# START OF COLLECTED MATERIAL
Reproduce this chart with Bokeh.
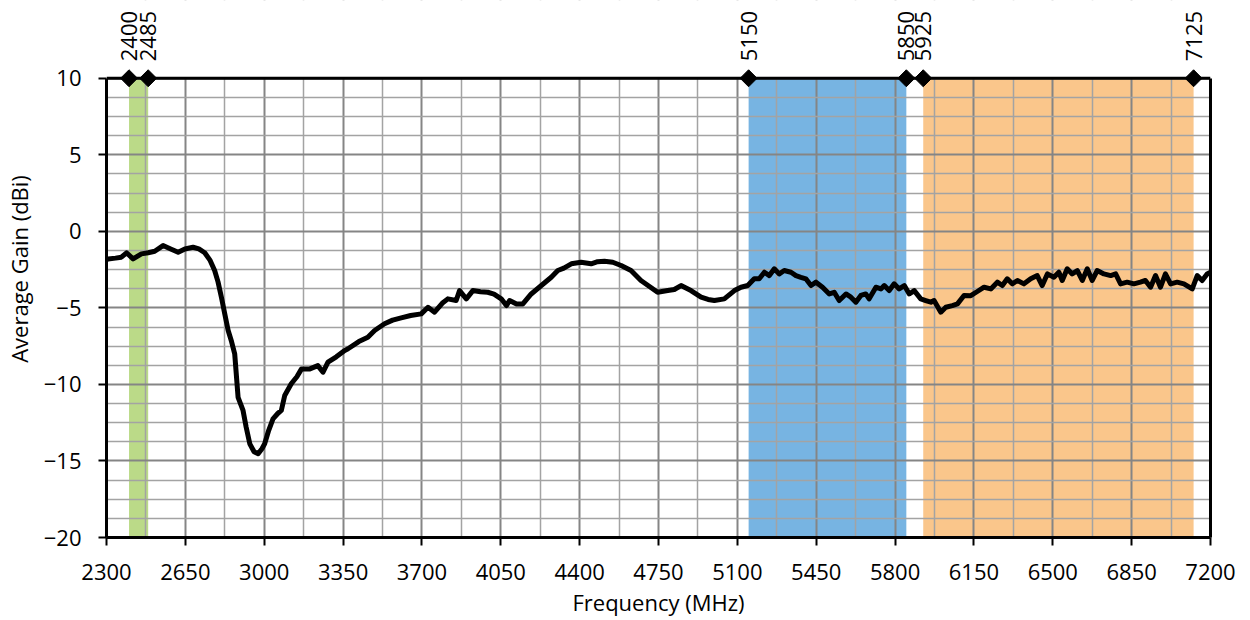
import math
from bokeh.plotting import figure
from bokeh.models import (FixedTicker, LinearAxis, Span, BoxAnnotation,
                          ColumnDataSource, Range1d)
from bokeh.core.properties import value
from bokeh.embed import file_html
from bokeh.resources import INLINE

# ---------------- data ----------------
freq = [2300, 2307, 2340, 2366, 2389, 2418, 2455, 2485, 2514, 2551, 2585, 2618, 2648, 2684,
        2710, 2736, 2760, 2780, 2795, 2810, 2825, 2840, 2855, 2869, 2884, 2906, 2920, 2936,
        2955, 2973, 2990, 3002, 3020, 3039, 3060, 3076, 3091, 3120, 3145, 3165, 3200, 3238,
        3261, 3283, 3320, 3357, 3372, 3420, 3460, 3490, 3534, 3570, 3608, 3650, 3697, 3727,
        3756, 3790, 3815, 3852, 3867, 3897, 3926, 3960, 3992, 4020, 4052, 4075, 4089, 4120,
        4148, 4185, 4230, 4274, 4303, 4330, 4363, 4406, 4451, 4480, 4510, 4547, 4584, 4628,
        4672, 4710, 4746, 4791, 4820, 4850, 4894, 4939, 4970, 4998, 5042, 5087, 5116, 5146,
        5175, 5197, 5220, 5242, 5264, 5286, 5308, 5338, 5360, 5382, 5404, 5427, 5449, 5478,
        5508, 5530, 5552, 5582, 5604, 5626, 5648, 5670, 5685, 5715, 5737, 5752, 5774, 5796,
        5818, 5841, 5863, 5885, 5914, 5936, 5959, 5973, 6003, 6025, 6054, 6077, 6106, 6136,
        6165, 6195, 6225, 6254, 6276, 6298, 6320, 6343, 6372, 6402, 6431, 6453, 6476, 6505,
        6527, 6542, 6564, 6586, 6609, 6631, 6653, 6675, 6697, 6727, 6757, 6779, 6801, 6830,
        6860, 6889, 6911, 6934, 6956, 6978, 7000, 7023, 7052, 7082, 7119, 7141, 7163, 7185,
        7200]
gain = [-1.85, -1.80, -1.75, -1.69, -1.40, -1.80, -1.47, -1.40, -1.30, -0.93, -1.15, -1.37,
        -1.15, -1.04, -1.15, -1.40, -1.90, -2.56, -3.30, -4.30, -5.40, -6.48, -7.20, -8.00,
        -10.84, -11.70, -12.80, -13.88, -14.40, -14.53, -14.20, -13.88, -13.00, -12.25, -11.90,
        -11.70, -10.72, -9.96, -9.50, -9.00, -9.00, -8.77, -9.20, -8.55, -8.20, -7.79, -7.67,
        -7.20, -6.92, -6.48, -6.04, -5.80, -5.65, -5.50, -5.39, -4.96, -5.28, -4.70, -4.41,
        -4.52, -3.87, -4.41, -3.87, -3.95, -3.98, -4.10, -4.41, -4.85, -4.52, -4.75, -4.74,
        -4.09, -3.54, -3.00, -2.56, -2.40, -2.12, -2.02, -2.12, -1.98, -1.95, -2.02, -2.23,
        -2.56, -3.21, -3.60, -3.98, -3.87, -3.80, -3.54, -3.87, -4.30, -4.45, -4.52, -4.41,
        -3.87, -3.65, -3.54, -3.10, -3.10, -2.67, -2.89, -2.45, -2.78, -2.56, -2.67, -2.89,
        -3.00, -3.10, -3.54, -3.32, -3.65, -4.09, -3.98, -4.52, -4.09, -4.30, -4.63, -4.19,
        -4.09, -4.41, -3.65, -3.76, -3.54, -3.87, -3.43, -3.76, -3.54, -4.09, -3.87, -4.41,
        -4.52, -4.63, -4.52, -5.28, -4.96, -4.85, -4.74, -4.19, -4.20, -3.93, -3.65, -3.76,
        -3.32, -3.54, -3.10, -3.43, -3.21, -3.43, -3.10, -2.89, -3.54, -2.78, -3.00, -2.67,
        -3.21, -2.45, -2.78, -2.56, -3.21, -2.45, -3.21, -2.56, -2.78, -2.89, -2.78, -3.43,
        -3.32, -3.43, -3.32, -3.21, -3.65, -2.89, -3.65, -2.78, -3.43, -3.32, -3.43, -3.76,
        -2.89, -3.21, -2.78, -2.67]

band_start = [2400, 5150, 5925]
band_end = [2485, 5850, 7125]
band_colors = ["#BBDA88", "#77B4E2", "#FAC68B"]

edge_values = [2400, 2485, 5150, 5850, 5925, 7125]
edge_labels = ["2400", "2485", "5150", "5850", "5925", "7125"]

x_ticks = [2300, 2650, 3000, 3350, 3700, 4050, 4400, 4750, 5100, 5450, 5800, 6150, 6500, 6850, 7200]
x_minor = [2475, 2825, 3175, 3525, 3875, 4225, 4575, 4925, 5275, 5625, 5975, 6325, 6675, 7025]
y_ticks = [-20, -15, -10, -5, 0, 5, 10]
y_minor = [-18.75, -17.5, -16.25, -13.75, -12.5, -11.25, -8.75, -7.5, -6.25,
           -3.75, -2.5, -1.25, 1.25, 2.5, 3.75, 6.25, 7.5, 8.75]

x_min, x_max = 2300, 7200
y_min, y_max = -20, 10
head_room = 5.08   # space above the plot box for the band-edge labels

FONT = "Open Sans"

p = figure(width=1240, height=620,
           x_range=Range1d(x_min, x_max), y_range=Range1d(y_min, y_max + head_room),
           output_backend="svg", toolbar_location=None,
           min_border_left=105, min_border_top=0, min_border_right=30, min_border_bottom=83)
p.outline_line_color = None
p.background_fill_color = "white"

# bands (below grid)
p.quad(left=band_start, right=band_end, bottom=y_min, top=y_max,
       fill_color=band_colors, line_color=None, level="image")

# grids
xt = FixedTicker(ticks=x_ticks, minor_ticks=x_minor)
yt = FixedTicker(ticks=y_ticks, minor_ticks=y_minor)
p.xgrid.ticker = xt
p.ygrid.ticker = yt
for g in (p.xgrid, p.ygrid):
    g.grid_line_color = "#858585"
    g.grid_line_width = 2
    g.minor_grid_line_color = "#A3A3A3"
    g.minor_grid_line_width = 1.5

# data line
p.line(freq, gain, line_color="black", line_width=5, line_join="round")

# cover grid lines above the top border
p.add_layout(BoxAnnotation(bottom=y_max, fill_color="white", fill_alpha=1.0,
                           line_color=None, level="guide"))
p.add_layout(Span(location=y_max, dimension="width", line_color="black",
                  line_width=3, level="annotation"))

# band edge diamonds + labels
p.scatter(edge_values, [y_max] * len(edge_values), marker="square", angle=math.pi / 4,
          size=12, fill_color="black", line_color="black", level="overlay")
lab_src = ColumnDataSource(dict(x=edge_values, y=[y_max] * len(edge_values), t=edge_labels))
p.text(x="x", y="y", text="t", source=lab_src, angle=math.pi / 2,
       text_align="left", text_baseline="middle", y_offset=-17,
       text_font=value(FONT), text_font_size="22px", text_color="black",
       level="overlay")

# axes
xa = p.xaxis[0]
xa.ticker = xt
xa.axis_label = "Frequency (MHz)"
ya = p.yaxis[0]
ya.ticker = yt
ya.bounds = (y_min, y_max)
ya.axis_label = "Average Gain (dBi)"
for a in (xa, ya):
    a.axis_line_color = "black"
    a.axis_line_width = 3
    a.major_tick_line_color = "black"
    a.major_tick_line_width = 2
    a.major_tick_out = 8
    a.major_tick_in = 0
    a.minor_tick_line_color = None
    a.major_label_text_font = FONT
    a.major_label_text_font_size = "22px"
    a.major_label_text_color = "black"
    a.axis_label_text_font = FONT
    a.axis_label_text_font_size = "22px"
    a.axis_label_text_font_style = "normal"
    a.axis_label_text_color = "black"
xa.major_label_standoff = 18
xa.axis_label_standoff = 4
ya.major_label_standoff = 17
ya.axis_label_standoff = 7

ra = LinearAxis(ticker=FixedTicker(ticks=[]), bounds=(y_min, y_max),
                axis_line_color="black", axis_line_width=3,
                major_tick_line_color=None, minor_tick_line_color=None,
                major_label_text_font_size="0px")
p.add_layout(ra, "right")

open("out.html", "w").write(file_html(p, INLINE))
# END OF COLLECTED MATERIAL
**YOUR OBJECTIVE:**
Without the pictures, please reproduce each line of the listing above exactly, from the first one through the line bearing "from bokeh.resources import INLINE".

**TASK ANSWER:**
Reproduce this chart with Bokeh.
import math
from bokeh.plotting import figure
from bokeh.models import (FixedTicker, LinearAxis, Span, BoxAnnotation,
                          ColumnDataSource, Range1d)
from bokeh.core.properties import value
from bokeh.embed import file_html
from bokeh.resources import INLINE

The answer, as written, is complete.